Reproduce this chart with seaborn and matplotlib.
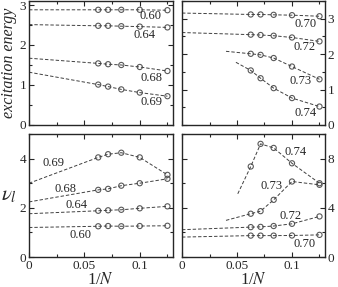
import matplotlib
matplotlib.use("Agg")
import matplotlib.pyplot as plt
import seaborn as sns
from matplotlib.ticker import MultipleLocator

sns.set_style("ticks")
plt.rcParams['font.family'] = ['Liberation Serif', 'DejaVu Serif']
plt.rcParams['mathtext.fontset'] = 'stix'

# 1/N for N = 16, 14, 12, 10, 8
inv_n = [1/16, 1/14, 1/12, 1/10, 1/8]

# ---- top-left: excitation energy, small couplings
e_labels_a = ["0.60", "0.64", "0.68", "0.69"]
e_start_a = [(0, 2.88), (0, 2.51), (0, 1.67), (0, 1.32)]
e_vals_a = [
    [2.88, 2.88, 2.88, 2.88, 2.87],
    [2.48, 2.48, 2.47, 2.46, 2.44],
    [1.54, 1.52, 1.50, 1.45, 1.35],
    [1.01, 0.96, 0.89, 0.81, 0.72],
]
e_lab_pos_a = [(0.1096, 2.72), (0.104, 2.24), (0.111, 1.17), (0.111, 0.57)]

# ---- top-right: excitation energy, larger couplings
e_labels_b = ["0.70", "0.72", "0.73", "0.74"]
e_start_b = [(0, 3.16), (0, 2.61), (0.040, 2.08), (0.049, 1.77)]
e_vals_b = [
    [3.12, 3.12, 3.11, 3.10, 3.07],
    [2.55, 2.54, 2.52, 2.47, 2.36],
    [2.01, 1.98, 1.89, 1.65, 1.29],
    [1.54, 1.32, 1.04, 0.76, 0.52],
]
e_lab_pos_b = [(0.1123, 2.84), (0.111, 2.20), (0.108, 1.24), (0.112, 0.33)]

# ---- bottom-left: nu_l
n_labels_a = ["0.60", "0.64", "0.68", "0.69"]
n_start_a = [(0, 1.20), (0, 1.76), (0, 2.24), (0, 3.00)]
n_vals_a = [
    [1.25, 1.26, 1.25, 1.26, 1.27],
    [1.88, 1.90, 1.92, 1.98, 2.06],
    [2.73, 2.77, 2.90, 3.00, 3.18],
    [4.05, 4.18, 4.24, 4.05, 3.34],
]
n_lab_pos_a = [(0.0463, 0.89), (0.0433, 2.11), (0.033, 2.76), (0.0224, 3.81)]

# ---- bottom-right: nu_l
n_labels_b = ["0.70", "0.72", "0.73", "0.74"]
n_start_b = [(0, 1.62), (0, 2.22), (0.040, 2.98), (0.0507, 5.14)]
n_vals_b = [
    [1.74, 1.74, 1.74, 1.75, 1.80],
    [2.43, 2.45, 2.52, 2.70, 3.30],
    [3.52, 3.73, 4.65, 6.14, 5.87],
    [7.36, 9.20, 8.87, 7.62, 6.00],
]
n_lab_pos_b = [(0.111, 1.03), (0.0988, 3.31), (0.0817, 5.77), (0.1033, 8.54)]

fig = plt.figure(figsize=(3.38, 2.87), dpi=100)
ax_tl = fig.add_axes([0.0858, 0.5645, 0.426, 0.432])
ax_tr = fig.add_axes([0.5385, 0.5645, 0.423, 0.432])
ax_bl = fig.add_axes([0.0858, 0.1045, 0.426, 0.4285])
ax_br = fig.add_axes([0.5385, 0.1045, 0.423, 0.4285])


def draw(ax, starts, vals, labels, lab_pos):
    for (x0, y0), ys, lab, (lx, ly) in zip(starts, vals, labels, lab_pos):
        sns.lineplot(x=[x0] + inv_n, y=[y0] + ys, ax=ax, color='0.25',
                     linestyle=(0, (3.5, 2)), lw=0.7)
        sns.scatterplot(x=inv_n, y=ys, ax=ax, marker='o', s=14,
                        facecolor='none', edgecolor='0.35', linewidth=0.8)
        ax.text(lx, ly, lab, fontsize=9, ha='center', va='center')


draw(ax_tl, e_start_a, e_vals_a, e_labels_a, e_lab_pos_a)
draw(ax_tr, e_start_b, e_vals_b, e_labels_b, e_lab_pos_b)
draw(ax_bl, n_start_a, n_vals_a, n_labels_a, n_lab_pos_a)
draw(ax_br, n_start_b, n_vals_b, n_labels_b, n_lab_pos_b)

for ax in [ax_tl, ax_tr, ax_bl, ax_br]:
    ax.set_xlim(0, 0.13)
    ax.xaxis.set_major_locator(MultipleLocator(0.05))
    ax.xaxis.set_minor_locator(MultipleLocator(0.025))
    ax.tick_params(which='both', direction='in', top=True, right=True,
                   left=True, bottom=True, labelsize=9.5, pad=2, width=0.8)
    ax.tick_params(which='major', length=3.5)
    ax.tick_params(which='minor', length=2)
    for s in ax.spines.values():
        s.set_linewidth(1.0)
        s.set_visible(True)
    ax.set_xlabel("")
    ax.set_ylabel("")

ax_tl.set_ylim(0, 3.1)
ax_tr.set_ylim(0, 3.5)
ax_bl.set_ylim(0, 5)
ax_br.set_ylim(0, 10)

for ax in [ax_tl, ax_tr]:
    ax.yaxis.set_major_locator(MultipleLocator(1))
    ax.yaxis.set_minor_locator(MultipleLocator(0.5))
    ax.tick_params(labelbottom=False)
for ax in [ax_bl, ax_br]:
    ax.yaxis.set_major_locator(MultipleLocator(2 if ax is ax_bl else 4))
    ax.yaxis.set_minor_locator(MultipleLocator(1 if ax is ax_bl else 2))
    ax.set_xticks([0, 0.05, 0.1])
    ax.set_xticklabels(["0", "0.05", "0.1"])
    ax.set_xlabel("1/$N$", fontsize=12, labelpad=0)

ax_bl.set_yticks([0, 2, 4])
for ax in [ax_tr, ax_br]:
    ax.tick_params(labelleft=False, labelright=True)

ax_tl.set_ylabel("excitation energy", fontsize=11.5, style='italic', labelpad=2)
ax_bl.set_ylabel("$\\nu_{l}$", fontsize=15, rotation=0,
                 labelpad=8, va='center')

fig.savefig("out.png", dpi=100)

* * * *

Repeat the listing above up to and including the line with "inv_n = [1/16, 1/14, 1/12, 1/10, 1/8]", starting from its first line. Drop any pictures.

▶ _WRITTEN ANSWER_
Reproduce this chart with seaborn and matplotlib.
import matplotlib
matplotlib.use("Agg")
import matplotlib.pyplot as plt
import seaborn as sns
from matplotlib.ticker import MultipleLocator

sns.set_style("ticks")
plt.rcParams['font.family'] = ['Liberation Serif', 'DejaVu Serif']
plt.rcParams['mathtext.fontset'] = 'stix'

# 1/N for N = 16, 14, 12, 10, 8
inv_n = [1/16, 1/14, 1/12, 1/10, 1/8]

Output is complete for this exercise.